L’organisation de l’évènement est conséquente et faiblement structurée. Elle repose sur quelques enseignants. La volonté première est d’ancrer le festival dans l’école, d’en faire principalement une affaire scolaire pour le faire vivre en lien avec les apprentissages et les objectifs fixés par les programmes. Les parents participent, les associations périscolaires aussi mais ne portent pas l’organisation. Catherine Lavauzelle était jusqu’à la rentrée la coordonatrice du projet, était car aujourd’hui elle s’est placée en retrait de l’Education Nationale. Blessée, fatiguée par les attaques incessantes d’une institution pour qui l’éducation prioritaire devait être normalisée, elle ne sait si elle reprendra son poste l’an prochain. Son projet entre parfaitement dans les objectifs dessinés par la nouvelle politique éducative mais voilà l’usure institutionnelle a fait son œuvre avant que le changement n’opère. Catherine ne perd pas de vue le festival pour autant. Elle a veillé à bâtir les demandes de subvention pour que l’édition 2014 soit possible. Elle anime toujours un atelier théâtre adultes qui contribue au projet éducatif local.
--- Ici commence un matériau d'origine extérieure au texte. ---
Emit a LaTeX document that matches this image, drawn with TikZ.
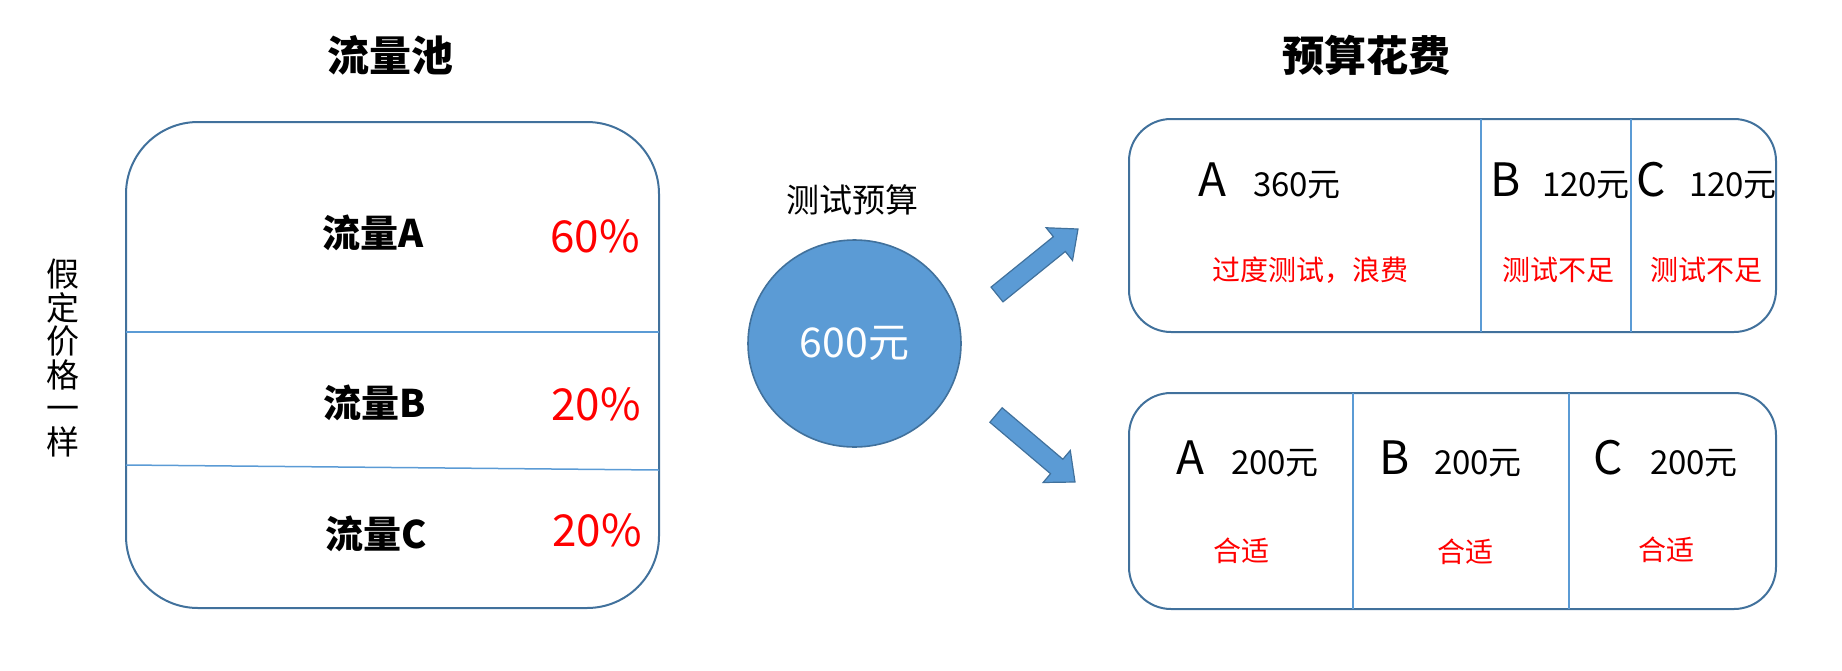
\documentclass[tikz,border=0pt]{standalone}
\usepackage{fontspec}
\newfontfamily\cjk{Noto Sans CJK SC}
\usetikzlibrary{calc,shapes.geometric}
\definecolor{boxblue}{HTML}{41719C}
\definecolor{lineblue}{HTML}{5B9BD5}
\definecolor{fillblue}{HTML}{5B9BD5}
\definecolor{redtxt}{HTML}{FF0000}
\begin{document}
\begin{tikzpicture}[x=0.5pt,y=-0.5pt,font=\cjk,
  pool/.style={draw=boxblue,line width=1pt,rounded corners=36pt,minimum width=266.5pt,minimum height=243pt,inner sep=0pt},
  budgetbox/.style={draw=boxblue,line width=1pt,rounded corners=21pt,minimum width=323.5pt,inner sep=0pt},
  divider/.style={draw=lineblue,line width=0.75pt},
  titletext/.style={font=\cjk\bfseries\fontsize{21}{24}\selectfont,inner sep=0pt},
  flow/.style={font=\cjk\bfseries\fontsize{19}{21}\selectfont,inner sep=0pt},
  pct/.style={text=redtxt,font=\cjk\fontsize{22}{25}\selectfont,inner sep=0pt},
  letter/.style={anchor=base,font=\cjk\fontsize{23}{26}\selectfont,inner sep=0pt},
  amount/.style={anchor=base,font=\cjk\fontsize{16.5}{19}\selectfont,inner sep=0pt},
  note/.style={text=redtxt,font=\cjk\fontsize{14}{16}\selectfont,inner sep=0pt},
  plain/.style={font=\cjk\fontsize{16.5}{19}\selectfont,inner sep=0pt},
  bigarrow/.style={fill=fillblue,draw=boxblue,line width=0.6pt,line join=miter},
  money/.style={ellipse,draw=boxblue,line width=0.8pt,fill=fillblue,minimum width=106.5pt,minimum height=103.5pt,inner sep=0pt,text=white,font=\cjk\fontsize{20.5}{23}\selectfont}]
\useasboundingbox (0,0) rectangle (1842,670);

% titles
\node[titletext] (t1) at (390,55) {流量池};
\node[titletext] (t2) at (1366,55) {预算花费};

% vertical note
\node[align=center,inner sep=0pt,font=\cjk\fontsize{16.5}{16.8}\selectfont] (vert) at (63,358) {假\\定\\价\\格\\一\\样};

% traffic pool
\node[pool] (pool) at (392.5,365) {};
\draw[divider] (126,332) -- (659,332);
\draw[divider] (126,465) -- (659,470);
\node[flow] (fa) at (373,233) {流量A};
\node[pct] (pa) at (595,236) {60\%};
\node[flow] (fb) at (375,403) {流量B};
\node[pct] (pb) at (596,404) {20\%};
\node[flow] (fc) at (376,534) {流量C};
\node[pct] (pc) at (597,530) {20\%};

% budget circle
\node[plain] (blabel) at (852,200) {测试预算};
\node[money] (circ) at (854.5,343.5) {600元};

% arrows
\coordinate (ta) at (997,294.5);
\coordinate (ha) at (1078,229);
\coordinate (ba) at ($(ha)!12pt!(ta)$);
\draw[bigarrow] ($(ta)!4.75pt!90:(ha)$) -- ($(ba)!4.75pt!-90:(ta)$) -- ($(ba)!10.5pt!-90:(ta)$) -- (ha)
  -- ($(ba)!10.5pt!90:(ta)$) -- ($(ba)!4.75pt!90:(ta)$) -- ($(ta)!4.75pt!-90:(ha)$) -- cycle;
\coordinate (tb) at (996,415);
\coordinate (hb) at (1075,482);
\coordinate (bb) at ($(hb)!12pt!(tb)$);
\draw[bigarrow] ($(tb)!4.75pt!90:(hb)$) -- ($(bb)!4.75pt!-90:(tb)$) -- ($(bb)!10.5pt!-90:(tb)$) -- (hb)
  -- ($(bb)!10.5pt!90:(tb)$) -- ($(bb)!4.75pt!90:(tb)$) -- ($(tb)!4.75pt!-90:(hb)$) -- cycle;

% top budget box
\node[budgetbox,minimum height=106.5pt] (topbox) at (1452.5,225.5) {};
\draw[divider] (1481,119) -- (1481,332);
\draw[divider] (1631,119) -- (1631,332);
\node[letter] (ta1) at (1212,196) {A};
\node[amount] (ta2) at (1297,196) {360元};
\node[letter] (tb1) at (1506,196) {B};
\node[amount] (tb2) at (1586,196) {120元};
\node[letter] (tc1) at (1651,196) {C};
\node[amount] (tc2) at (1733,196) {120元};
\node[note] (tn1) at (1310,270) {过度测试，浪费};
\node[note] (tn2) at (1558,270) {测试不足};
\node[note] (tn3) at (1706,270) {测试不足};

% bottom budget box
\node[budgetbox,minimum height=108pt] (botbox) at (1452.5,501) {};
\draw[divider] (1353,393) -- (1353,609);
\draw[divider] (1569,393) -- (1569,609);
\node[letter] (ba1) at (1190,474) {A};
\node[amount] (ba2) at (1275,474) {200元};
\node[letter] (bb1) at (1395,474) {B};
\node[amount] (bb2) at (1478,474) {200元};
\node[letter] (bc1) at (1608,474) {C};
\node[amount] (bc2) at (1694,474) {200元};
\node[note] (bn1) at (1241,551) {合适};
\node[note] (bn2) at (1465,552) {合适};
\node[note] (bn3) at (1666,550) {合适};
\end{tikzpicture}
\end{document}
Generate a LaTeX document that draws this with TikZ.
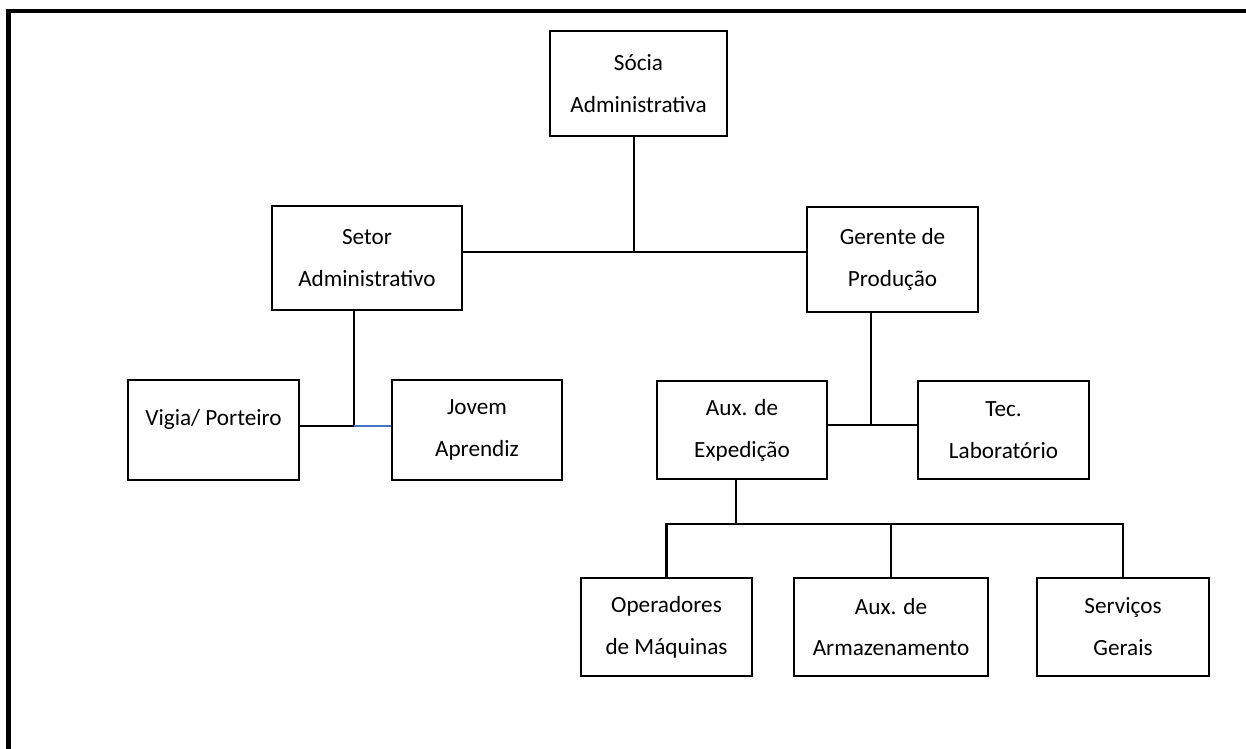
\documentclass[tikz,border=0pt]{standalone}
\usepackage{fontspec}
\setmainfont{Carlito}
\usepackage{xcolor}
\definecolor{linkblue}{RGB}{68,114,196}

\tikzset{
  orgbox/.style={draw, line width=1.5pt, align=center, inner sep=0pt,
    font=\fontsize{13.2}{23.8}\selectfont},
  link/.style={line width=1.3pt},
  bluelink/.style={line width=1.3pt, draw=linkblue}
}

\begin{document}
\begin{tikzpicture}[x=0.02cm, y=-0.02cm]
    \useasboundingbox (0,0) rectangle (1246,749);
    \draw[line width=2.6pt] (8.5,760) -- (8.5,11) -- (1260,11);

    % boxes
    \node[orgbox, minimum width=3.54cm, minimum height=2.10cm] (socia) at (638.5,83.5) {Sócia\\Administrativa};
    \node[orgbox, minimum width=3.80cm, minimum height=2.08cm] (setor) at (367,258) {Setor\\Administrativo};
    \node[orgbox, minimum width=3.42cm, minimum height=2.10cm] (gerente) at (892.5,259.5) {Gerente de\\Produção};
    \node[orgbox, minimum width=3.42cm, minimum height=2.00cm] (vigia) at (213.5,430) {\raisebox{6pt}[\height][\depth]{Vigia/ Porteiro}};
    \node[orgbox, minimum width=3.40cm, minimum height=2.00cm] (jovem) at (477,430) {Jovem\\Aprendiz};
    \node[orgbox, minimum width=3.40cm, minimum height=1.96cm] (auxexp) at (742,430) {Aux. de\\Expedição};
    \node[orgbox, minimum width=3.42cm, minimum height=1.96cm] (tec) at (1003.5,430) {Tec.\\Laboratório};
    \node[orgbox, minimum width=3.42cm, minimum height=1.96cm] (oper) at (666.5,627) {Operadores\\de Máquinas};
    \node[orgbox, minimum width=3.88cm, minimum height=1.96cm] (armaz) at (891,627) {Aux. de\\Armazenamento};
    \node[orgbox, minimum width=3.44cm, minimum height=1.96cm] (serv) at (1123,627) {Serviços\\Gerais};

    % junctions
    \coordinate (j1) at (634,252);
    \coordinate (j2) at (354,426);
    \coordinate (j3) at (871,425);
    \coordinate (j4) at (736,524);

    % connectors
    \draw[link] (socia.south -| j1) -- (j1);
    \draw[link] (setor.east |- j1) -- (gerente.west |- j1);
    \draw[link] (setor.south -| j2) -- (j2);
    \draw[link] (vigia.east |- j2) -- (j2);
    \draw[bluelink] (j2) -- (jovem.west |- j2);
    \draw[link] (gerente.south -| j3) -- (j3);
    \draw[link] (auxexp.east |- j3) -- (tec.west |- j3);
    \draw[link] (auxexp.south -| j4) -- (j4);
    \draw[link] (oper.north) |- (j4) -| (serv.north);
    \draw[link] (armaz.north) -- (armaz.north |- j4);
\end{tikzpicture}
\end{document}
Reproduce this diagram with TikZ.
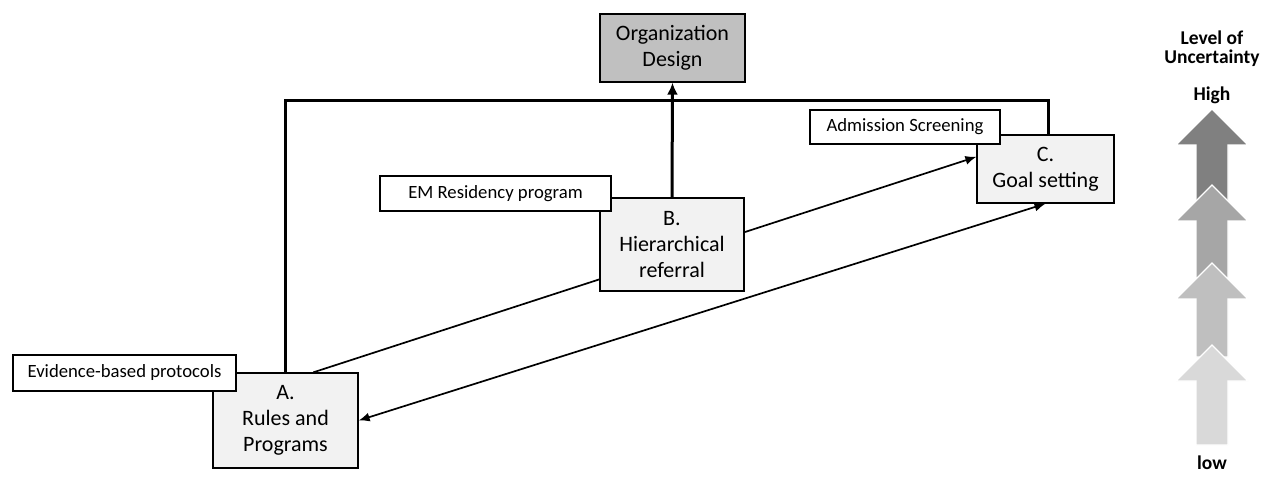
\documentclass[tikz,border=0pt]{standalone}
\usepackage{fontspec}
\setmainfont{Carlito}
\usetikzlibrary{arrows.meta,calc}
\definecolor{orgfill}{HTML}{C0C0C0}
\definecolor{boxfill}{HTML}{F2F2F2}
\definecolor{lvA}{HTML}{808080}
\definecolor{lvB}{HTML}{A6A6A6}
\definecolor{lvC}{HTML}{BFBFBF}
\definecolor{lvD}{HTML}{D9D9D9}
\tikzset{
  mainbox/.style={draw=black, line width=1.3pt, fill=boxfill, inner sep=0pt,
    align=center, font=\fontsize{22}{26}\selectfont},
  labelbox/.style={draw=black, line width=1.3pt, fill=white, inner sep=0pt,
    align=center, font=\fontsize{18.7}{20}\selectfont},
  heavy/.style={line width=3pt, line join=miter},
  thinarrow/.style={line width=1.7pt, -{Latex[length=11pt,width=9pt]}},
  levtext/.style={font=\bfseries\fontsize{19.5}{20}\selectfont, inner sep=0pt},
  levarrow/.style={draw=white, line width=1.2pt, line join=miter},
}
\begin{document}
\begin{tikzpicture}[x=1pt,y=-1pt]
\path[use as bounding box] (0,0) rectangle (1261,486);

% nodes
\node[mainbox, fill=orgfill, minimum width=145pt, minimum height=68pt] (org) at (672.5,48) {Organization\\Design};
\node[mainbox, minimum width=145pt, minimum height=95pt] (ruleA) at (285.5,420.5) {A.\\Rules and\\Programs};
\node[mainbox, minimum width=144pt, minimum height=93pt] (hierB) at (672,244.5) {B.\\Hierarchical\\referral};
\node[mainbox, minimum width=137pt, minimum height=68pt] (goalC) at (1045.5,169) {C.\\Goal setting};

% heavy feedback line
\coordinate (tl) at (285,101);
\coordinate (tr) at (1048,101);
\draw[heavy] (ruleA.north -| tl) -- (tl) -- (tr) -- (goalC.north -| tr);
\draw[heavy, -{Latex[length=12pt,width=11pt]}] (hierB.north) -- (org.south);

% thin arrows
\draw[thinarrow] (ruleA.60) -- (goalC.170);
\draw[thinarrow, {Latex[length=11pt,width=9pt]}-{Latex[length=11pt,width=9pt]}] (ruleA.east) -- (goalC.south);

% redraw B on top of the arrow passing behind it
\node[mainbox, minimum width=144pt, minimum height=93pt] at (672,244.5) {B.\\Hierarchical\\referral};

% label boxes
\node[labelbox, minimum width=223pt, minimum height=36pt] (labA) at (124.5,373) {Evidence-based protocols};
\node[labelbox, minimum width=231pt, minimum height=35pt] (labB) at (495.5,193.5) {EM Residency program};
\node[labelbox, minimum width=190pt, minimum height=34pt] (labC) at (905,127) {Admission Screening};

% level of uncertainty
\node[levtext] (lvtitle1) at (1212,38) {Level of};
\node[levtext] (lvtitle2) at (1212,58) {Uncertainty};
\node[levtext] (lvhigh) at (1212,95) {High};
\node[levtext] (lvlow) at (1212,463) {low};

\foreach \t/\b/\c in {109/205/lvA, 185/278/lvB, 263/357/lvC, 345/445/lvD}{
  \path[levarrow, fill=\c] (1212,\t) -- (1248,\t+36) -- (1228,\t+36) -- (1228,\b)
     -- (1196,\b) -- (1196,\t+36) -- (1176,\t+36) -- cycle;
}
\end{tikzpicture}
\end{document}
En échangeant avec Catherine Lavauzelle, on perçoit pas loin, tapie, toute l’énergie qui a prévalu pour coordonner les sept éditions. Catherine Lavauzelle le dit si bien ; le festival ne continuera peut être pas sous cette forme mais il donnera naissance à d’autres initiatives. Il a créé au fil des ans un lien éducatif et social au sein de la ville de Soyaux indélébile construit par les écoles et les habitants. L’avenir de ZEP’dit est incertain mais réel. En 2014, il renaîtra et donnera encore à voir ce que l’école produit de plus beau : une approche culturelle et citoyenne qui offre à tous les enfants de mêmes clés pour la réussite.